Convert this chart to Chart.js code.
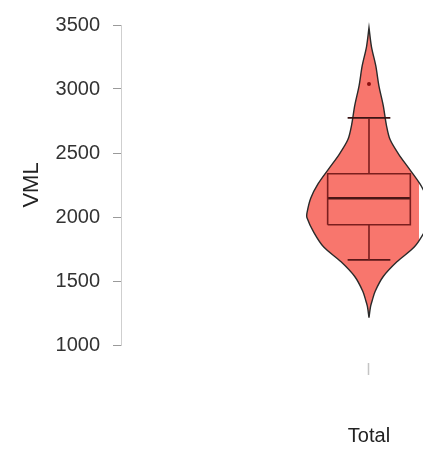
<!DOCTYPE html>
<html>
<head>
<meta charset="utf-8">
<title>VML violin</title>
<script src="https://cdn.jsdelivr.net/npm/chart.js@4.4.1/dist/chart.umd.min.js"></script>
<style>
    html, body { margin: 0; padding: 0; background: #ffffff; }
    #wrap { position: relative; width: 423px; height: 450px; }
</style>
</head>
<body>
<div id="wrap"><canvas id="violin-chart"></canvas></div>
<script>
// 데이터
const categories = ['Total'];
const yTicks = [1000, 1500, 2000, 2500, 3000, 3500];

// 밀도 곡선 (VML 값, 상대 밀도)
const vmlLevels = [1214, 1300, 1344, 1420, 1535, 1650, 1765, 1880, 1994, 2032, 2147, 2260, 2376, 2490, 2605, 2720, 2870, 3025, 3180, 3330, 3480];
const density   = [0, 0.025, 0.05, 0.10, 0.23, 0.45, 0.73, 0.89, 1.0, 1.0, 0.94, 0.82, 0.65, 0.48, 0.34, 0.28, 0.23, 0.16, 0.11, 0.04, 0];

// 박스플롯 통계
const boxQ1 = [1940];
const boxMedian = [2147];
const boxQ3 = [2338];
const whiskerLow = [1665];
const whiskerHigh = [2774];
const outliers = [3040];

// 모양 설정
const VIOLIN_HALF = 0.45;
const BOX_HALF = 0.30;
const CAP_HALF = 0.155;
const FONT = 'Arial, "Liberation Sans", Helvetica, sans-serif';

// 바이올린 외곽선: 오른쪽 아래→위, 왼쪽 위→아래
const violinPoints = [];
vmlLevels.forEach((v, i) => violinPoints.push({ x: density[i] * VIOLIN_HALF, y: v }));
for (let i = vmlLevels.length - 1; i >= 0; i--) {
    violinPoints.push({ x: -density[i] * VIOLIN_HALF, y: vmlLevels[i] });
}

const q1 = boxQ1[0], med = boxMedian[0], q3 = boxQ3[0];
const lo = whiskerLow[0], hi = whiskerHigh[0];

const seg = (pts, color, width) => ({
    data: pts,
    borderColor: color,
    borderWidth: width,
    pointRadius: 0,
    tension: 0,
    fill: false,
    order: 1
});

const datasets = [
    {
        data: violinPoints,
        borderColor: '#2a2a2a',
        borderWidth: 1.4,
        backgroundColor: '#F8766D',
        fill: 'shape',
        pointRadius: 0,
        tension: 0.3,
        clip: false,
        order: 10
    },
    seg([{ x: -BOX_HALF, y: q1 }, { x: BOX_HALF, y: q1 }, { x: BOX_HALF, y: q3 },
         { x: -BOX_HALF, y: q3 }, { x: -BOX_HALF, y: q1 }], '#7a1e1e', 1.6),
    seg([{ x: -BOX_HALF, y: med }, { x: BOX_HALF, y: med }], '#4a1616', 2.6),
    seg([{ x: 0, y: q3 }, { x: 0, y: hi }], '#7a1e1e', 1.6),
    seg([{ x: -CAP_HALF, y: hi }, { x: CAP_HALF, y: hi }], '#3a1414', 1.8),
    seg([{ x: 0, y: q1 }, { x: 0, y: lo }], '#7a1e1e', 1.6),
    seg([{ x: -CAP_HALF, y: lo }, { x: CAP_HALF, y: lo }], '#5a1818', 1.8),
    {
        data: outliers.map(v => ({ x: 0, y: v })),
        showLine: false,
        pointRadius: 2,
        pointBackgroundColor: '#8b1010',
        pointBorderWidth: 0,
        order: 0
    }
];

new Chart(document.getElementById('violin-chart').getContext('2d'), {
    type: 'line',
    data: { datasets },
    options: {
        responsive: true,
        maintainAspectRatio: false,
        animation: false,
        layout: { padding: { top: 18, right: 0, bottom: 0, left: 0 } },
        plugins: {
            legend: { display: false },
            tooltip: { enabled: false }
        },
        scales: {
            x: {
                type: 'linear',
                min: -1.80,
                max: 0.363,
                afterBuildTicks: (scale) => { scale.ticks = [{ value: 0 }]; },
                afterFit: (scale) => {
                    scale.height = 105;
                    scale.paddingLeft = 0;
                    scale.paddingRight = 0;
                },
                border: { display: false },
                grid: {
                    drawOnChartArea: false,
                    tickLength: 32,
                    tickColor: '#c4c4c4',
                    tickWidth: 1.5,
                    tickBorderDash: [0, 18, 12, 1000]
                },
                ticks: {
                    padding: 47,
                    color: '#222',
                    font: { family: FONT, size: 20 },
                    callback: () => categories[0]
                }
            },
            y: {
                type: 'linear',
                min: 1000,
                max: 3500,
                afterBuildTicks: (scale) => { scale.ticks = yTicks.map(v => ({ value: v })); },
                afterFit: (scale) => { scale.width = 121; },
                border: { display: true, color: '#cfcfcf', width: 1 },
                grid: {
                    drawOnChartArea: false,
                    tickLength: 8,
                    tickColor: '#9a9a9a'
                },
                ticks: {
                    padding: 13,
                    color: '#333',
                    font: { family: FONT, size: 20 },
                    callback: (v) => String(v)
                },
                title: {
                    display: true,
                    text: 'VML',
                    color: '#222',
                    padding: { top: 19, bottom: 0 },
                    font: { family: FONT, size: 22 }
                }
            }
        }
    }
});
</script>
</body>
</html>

====

- **To be done**:
Without the pictures, return the listing above from its first line through the line that has "0.11, 0.04, 0];".

- **The response**:
Convert this chart to Chart.js code.
<!DOCTYPE html>
<html>
<head>
<meta charset="utf-8">
<title>VML violin</title>
<script src="https://cdn.jsdelivr.net/npm/chart.js@4.4.1/dist/chart.umd.min.js"></script>
<style>
    html, body { margin: 0; padding: 0; background: #ffffff; }
    #wrap { position: relative; width: 423px; height: 450px; }
</style>
</head>
<body>
<div id="wrap"><canvas id="violin-chart"></canvas></div>
<script>
// 데이터
const categories = ['Total'];
const yTicks = [1000, 1500, 2000, 2500, 3000, 3500];

// 밀도 곡선 (VML 값, 상대 밀도)
const vmlLevels = [1214, 1300, 1344, 1420, 1535, 1650, 1765, 1880, 1994, 2032, 2147, 2260, 2376, 2490, 2605, 2720, 2870, 3025, 3180, 3330, 3480];
const density   = [0, 0.025, 0.05, 0.10, 0.23, 0.45, 0.73, 0.89, 1.0, 1.0, 0.94, 0.82, 0.65, 0.48, 0.34, 0.28, 0.23, 0.16, 0.11, 0.04, 0];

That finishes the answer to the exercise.